Does anybody have this unit and what do you think of it. Thanks in advance, Blind Owl


----------



## RStock521 (Jul 17, 2008)

I was dead set on the Helix 5, but I realized I'm going to be using the unit for ice fishing and on my boat. For ice fishing, the widescreen format wouldn't be of benefit to me. I want to see more up and down than side to side. I think the widescreen is good for side imaging, but the taller screen is better for my use. I scored the Lowrance Elite 5 HDI for $299 from BPS with screen cover and mapping chip. Couldn't pass up the offer.


----------



## Bucks4life (Jul 30, 2014)

I've only seen one buyer/user reviews for the Helix models, and it wasn't a good one.
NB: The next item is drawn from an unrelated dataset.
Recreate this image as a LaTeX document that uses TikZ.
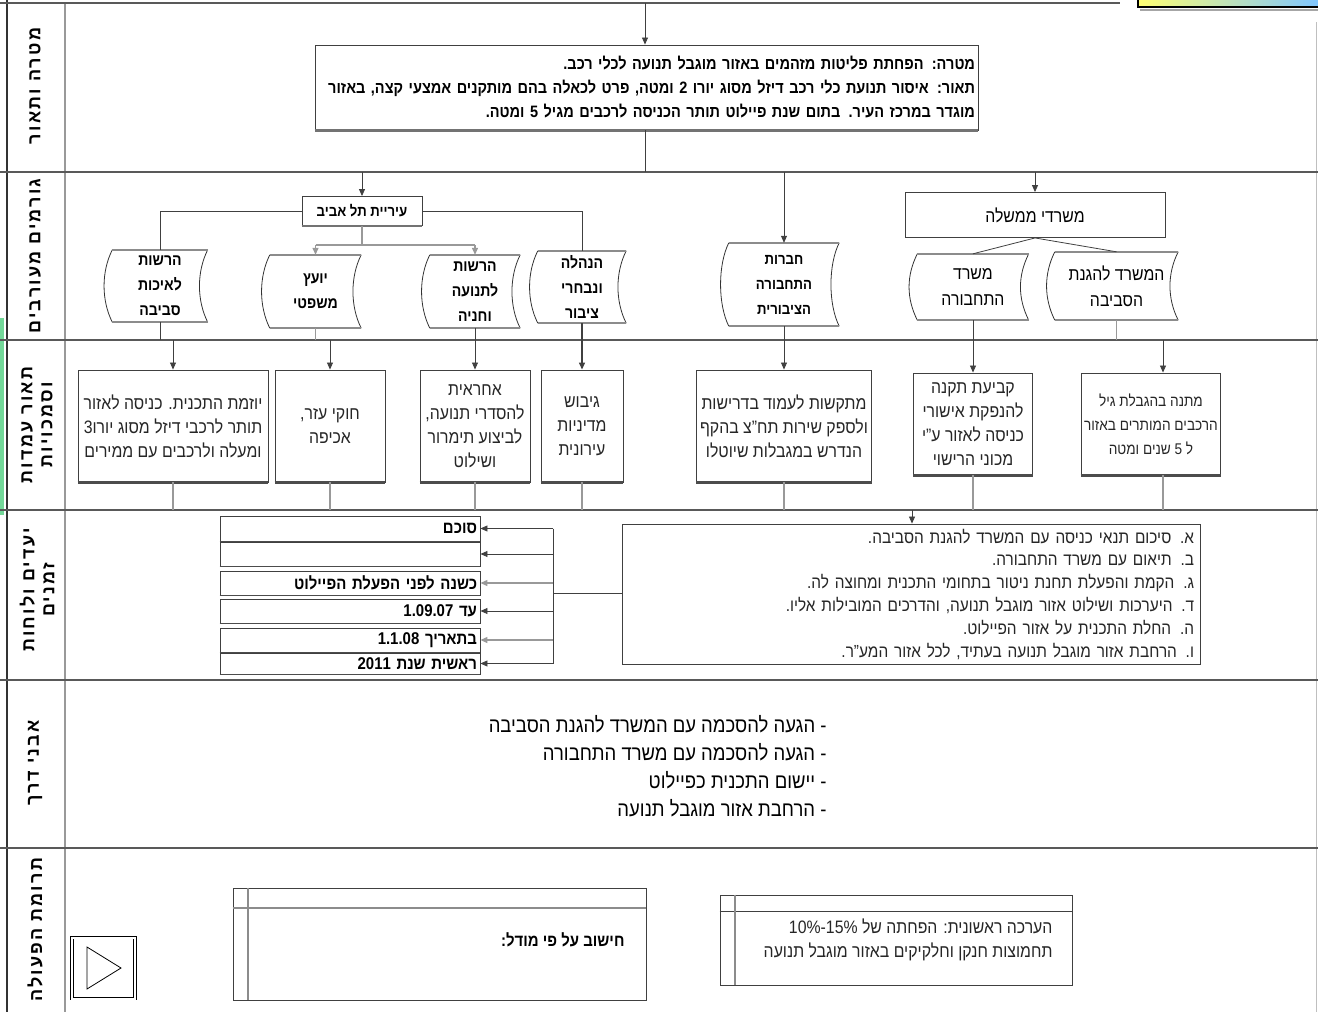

I'm looking to pick one up early this Spring, but I don't want to pull the trigger until I see some user input.

From everything that I can find, these look like the best option for anyone in the DI/SI/GPS combo market. $500 out the door (online) is as good a price as I can find.

If anyone finds some user info, please share!


----------



## sloweboat (Mar 13, 2014)

I have been eyeing the Helix with SI also due to price.
My old black-and-white seems really outdated compared to the new technology.

Not sure if I like the wider screen Helix or the taller screen 698 for $200 more.

I went to look at BassPro this weekend, but sold out on many of the models due to a big sale. So I didn't have much to look at.

I, too would appreciate any feedback on the SI viewing on the 5" screens. Is 5" too small to see anything? Wide screen format versus vertical?


----------



## Bucks4life (Jul 30, 2014)

Found this info on the Helix 5 SI/DI/GPS model today nosing around the WWW. See link...

Link


----------



## sloweboat (Mar 13, 2014)

Bucks, thank for the link. Very good discussion about SI and screen size.
I figured that more screen size the better with SI.

the 689 with split screen would be bad for SI - but good with only SI visibile.
great with standard sonar / DI split. $700.

the 899 sounds better with the HD SI and 7" screen, but $900.

Helix entry-level SI and OK view (but not great) with split screen at $500. 

I guess I have to ask myself how much am I willing to spend...


----------



## Bucks4life (Jul 30, 2014)

sloweboat said:


> Bucks, thank for the link. Very good discussion about SI and screen size.
> 
> I figured that more screen size the better with SI.
> 
> ...



Yeah, that's my whole thing... How much is too much for what I want it to do. 

The new Helix line seems to have a great bang for the buck! Just wish there were more reviews. 

I still have a month or so before I have to pull the trigger.


----------



## JBhunter45 (Jan 22, 2014)

Check out bbcboards.net Humminbird Forum and also walleyecentral.com Electronics Forum for some reviews.

I was thinking bow of my boat and ice. Looked at them at Cabela's last week. They really are small!


----------



## Blind Owl (Sep 9, 2010)

JBHunter45 thanks for the info. I went to the Walleye Central website and got the info. I needed. I will be going with the Helix 5 sonar-gps. Thanks again Blind Owl


----------



## NoWake (Mar 6, 2010)

Amazon has them for 300


----------